By the time of the Revolution, the name Columbia had lost the comic overtone of its Lilliputian origins and had become established as an alternative, or poetic name for America. While the name America is necessarily scanned with four syllables, according to 18th-century rules of English versification Columbia was normally scanned with three, which is often more metrically convenient. For instance, the name appears in a collection of complimentary poems written by Harvard graduates in 1761 on the occasion of the marriage and coronation of King George III.[10]

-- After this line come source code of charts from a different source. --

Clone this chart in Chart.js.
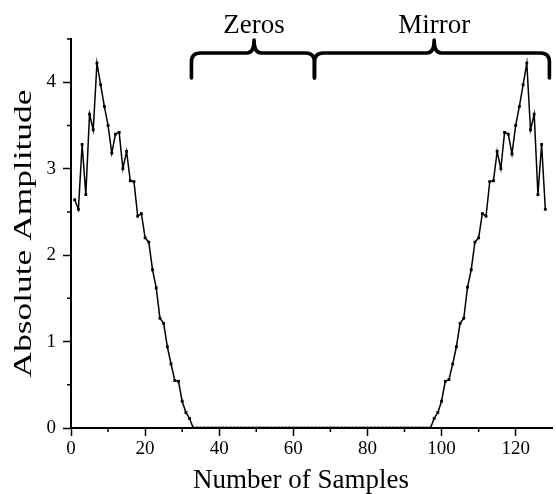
<!DOCTYPE html>
<html>
<head>
<meta charset="utf-8">
<title>Absolute Amplitude</title>
<script src="https://cdn.jsdelivr.net/npm/chart.js@4.4.1/dist/chart.umd.min.js"></script>
<style>
    html, body { margin: 0; padding: 0; background: #fff; }
    #wrap { width: 556px; height: 494px; }
</style>
</head>
<body>
<div id="wrap"><canvas id="ampChart" width="556" height="494"></canvas></div>
<script>
// Values, samples 1..128
const leftPart = [
    2.64, 2.53, 3.28, 2.70, 3.63, 3.45, 4.22, 3.97, 3.72, 3.50,
    3.18, 3.40, 3.42, 3.00, 3.20, 2.86, 2.85, 2.45, 2.48, 2.20,
    2.15, 1.83, 1.62, 1.27, 1.21, 0.94, 0.74, 0.55, 0.54, 0.31,
    0.18, 0.11
];
const zeroPart = [
    0, 0, 0, 0, 0, 0, 0, 0, 0, 0, 0, 0, 0, 0, 0, 0, 0, 0, 0, 0,
    0, 0, 0, 0, 0, 0, 0, 0, 0, 0, 0, 0, 0, 0, 0, 0, 0, 0, 0, 0,
    0, 0, 0, 0, 0, 0, 0, 0, 0, 0, 0, 0, 0, 0, 0, 0, 0, 0, 0, 0,
    0, 0, 0, 0, 0
];
const mirrorPart = [
    0.11, 0.18, 0.31, 0.54, 0.56, 0.74, 0.94, 1.21, 1.27, 1.63,
    1.83, 2.15, 2.20, 2.48, 2.45, 2.85, 2.86, 3.20, 3.00, 3.42,
    3.40, 3.17, 3.50, 3.72, 3.97, 4.22, 3.45, 3.63, 2.70, 3.28,
    2.53
];
const xTicks = [0, 20, 40, 60, 80, 100, 120];
const xMinorTicks = [10, 30, 50, 70, 90, 110];
const yTicks = [0, 1, 2, 3, 4];
const yMinorTicks = [0.5, 1.5, 2.5, 3.5, 4.5];
const braceLabels = ['Zeros', 'Mirror'];
const xTitle = 'Number of Samples';
const yTitle = 'Absolute Amplitude';

const amplitude = leftPart.concat(zeroPart, mirrorPart);
const points = amplitude.map((v, i) => ({ x: i + 1, y: v }));

const SERIF = '"Liberation Serif", "DejaVu Serif", serif';

// Curly brace drawn above the plot
function drawBrace(ctx, x1, xm, x2) {
    const yTip = 40, yBar = 53, yEnd = 78, r = 9, rt = 7;
    ctx.beginPath();
    ctx.moveTo(x1, yEnd);
    ctx.lineTo(x1, yBar + r);
    ctx.quadraticCurveTo(x1, yBar, x1 + r, yBar);
    ctx.lineTo(xm - rt, yBar);
    ctx.quadraticCurveTo(xm, yBar, xm, yTip);
    ctx.quadraticCurveTo(xm, yBar, xm + rt, yBar);
    ctx.lineTo(x2 - r, yBar);
    ctx.quadraticCurveTo(x2, yBar, x2, yBar + r);
    ctx.lineTo(x2, yEnd);
    ctx.stroke();
}

const extrasPlugin = {
    id: 'extras',
    afterDraw(chart) {
        const ctx = chart.ctx;
        const xs = chart.scales.x;
        const ys = chart.scales.y;
        const area = chart.chartArea;
        ctx.save();
        ctx.strokeStyle = '#000';
        ctx.fillStyle = '#000';

        // minor ticks
        ctx.lineWidth = 1.5;
        ctx.beginPath();
        yMinorTicks.forEach(v => {
            const py = ys.getPixelForValue(v);
            ctx.moveTo(area.left - 4, py);
            ctx.lineTo(area.left, py);
        });
        xMinorTicks.forEach(v => {
            const px = xs.getPixelForValue(v);
            ctx.moveTo(px, area.bottom);
            ctx.lineTo(px, area.bottom + 4);
        });
        ctx.stroke();

        // braces
        ctx.lineWidth = 3.6;
        ctx.lineCap = 'round';
        ctx.lineJoin = 'round';
        const zx = [32.5, 49.4, 65.7];
        const mx = [65.7, 98.0, 129.1];
        drawBrace(ctx, xs.getPixelForValue(zx[0]), xs.getPixelForValue(zx[1]), xs.getPixelForValue(zx[2]));
        drawBrace(ctx, xs.getPixelForValue(mx[0]), xs.getPixelForValue(mx[1]), xs.getPixelForValue(mx[2]));

        ctx.font = '27px ' + SERIF;
        ctx.textAlign = 'center';
        ctx.textBaseline = 'alphabetic';
        ctx.fillText(braceLabels[0], xs.getPixelForValue(zx[1]), 33);
        ctx.fillText(braceLabels[1], xs.getPixelForValue(mx[1]), 33);

        // axis titles
        ctx.font = '27px ' + SERIF;
        ctx.fillText(xTitle, 301, 488);

        ctx.translate(31, (area.top + area.bottom) / 2);
        ctx.rotate(-Math.PI / 2);
        ctx.scale(1.36, 1);
        ctx.font = '26px ' + SERIF;
        ctx.fillText(yTitle, 0, 0);
        ctx.restore();
    }
};

new Chart(document.getElementById('ampChart'), {
    type: 'line',
    data: {
        datasets: [{
            data: points,
            borderColor: '#000',
            backgroundColor: '#000',
            borderWidth: 1.5,
            pointStyle: 'rect',
            pointRadius: 2,
            pointBorderWidth: 0,
            tension: 0,
            fill: false
        }]
    },
    options: {
        responsive: false,
        animation: false,
        layout: { padding: { top: 39, right: 0, left: 0, bottom: 0 } },
        plugins: {
            legend: { display: false },
            tooltip: { enabled: false }
        },
        scales: {
            x: {
                type: 'linear',
                min: 0,
                max: 129.8,
                afterBuildTicks: scale => { scale.ticks = xTicks.map(v => ({ value: v })); },
                afterFit: scale => { scale.height = 66; },
                ticks: {
                    color: '#000',
                    padding: 2,
                    maxRotation: 0,
                    font: { family: SERIF, size: 19 }
                },
                grid: {
                    drawOnChartArea: false,
                    drawTicks: true,
                    tickLength: 8,
                    tickWidth: 1.5,
                    tickColor: '#000'
                },
                border: { display: true, color: '#000', width: 2 }
            },
            y: {
                type: 'linear',
                min: 0,
                max: 4.5,
                afterBuildTicks: scale => { scale.ticks = yTicks.map(v => ({ value: v })); },
                afterFit: scale => { scale.width = 71; },
                ticks: {
                    color: '#000',
                    padding: 7,
                    font: { family: SERIF, size: 19 }
                },
                grid: {
                    drawOnChartArea: false,
                    drawTicks: true,
                    tickLength: 8,
                    tickWidth: 1.5,
                    tickColor: '#000'
                },
                border: { display: true, color: '#000', width: 2 }
            }
        }
    },
    plugins: [extrasPlugin]
});
</script>
</body>
</html>
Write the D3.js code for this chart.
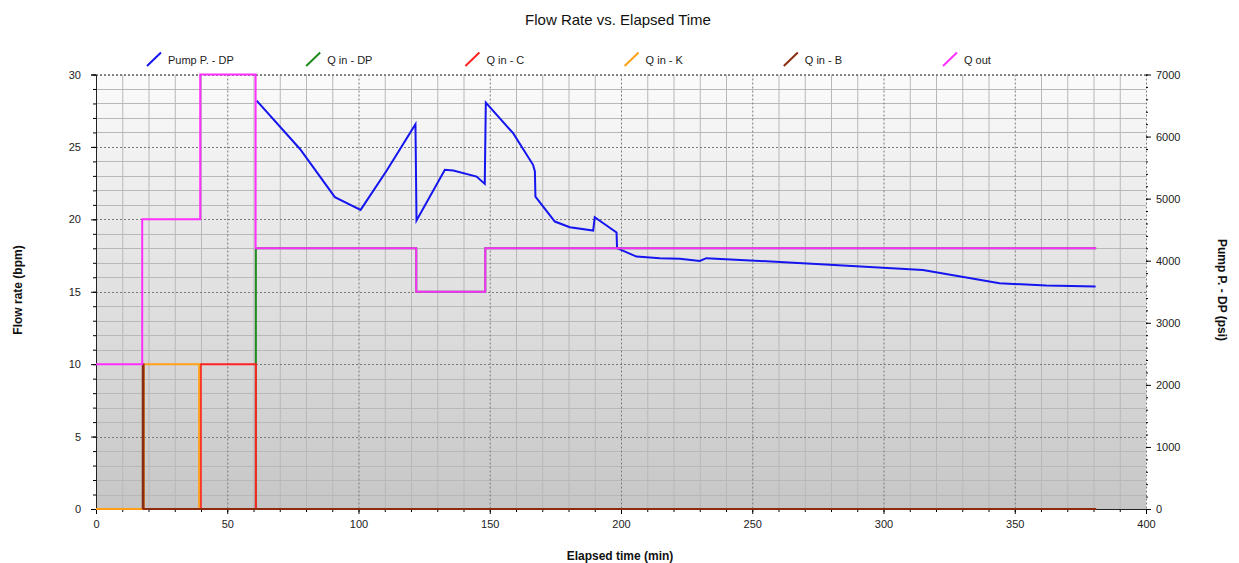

Behold, Britannia! in thy favour'd Isle;
At distance, thou, Columbia! view thy Prince,
For ancestors renowned, for virtues more;[11]

The name Columbia rapidly came to be applied to a variety of items reflecting American identity. A ship built in Massachusetts in 1773 received the name Columbia Rediviva and it later became famous as an exploring ship and lent its name to new Columbias.

After Independence

No serious consideration was given to using the name Columbia as an official name for the independent United States,[citation needed] but with independence the name became popular and was given to many counties, townships, and towns as well as other institutions.

Carte de visite (c. 1866) featuring a woman dressed as Columbia and a man dressed as a Revolutionary War general

In part, the more frequent usage of the name Columbia reflected a rising American neoclassicism, exemplified in the tendency to use Roman terms and symbols. The selection of the eagle as the national bird, the heraldric use of the eagle, the use of the term Senate to describe the upper house of Congress and the naming of Capitol Hill and the Capitol building were all conscious evocations of Roman precedents.

The adjective Columbian has been used to mean "of or from the United States of America", for instance in the 1893 World's Columbian Exposition held in Chicago, Illinois. It has occasionally been proposed as an alternative word for American.

Columbian should not be confused with the adjective pre-Columbian, referring to a time period before the arrival of Christopher Columbus in 1492.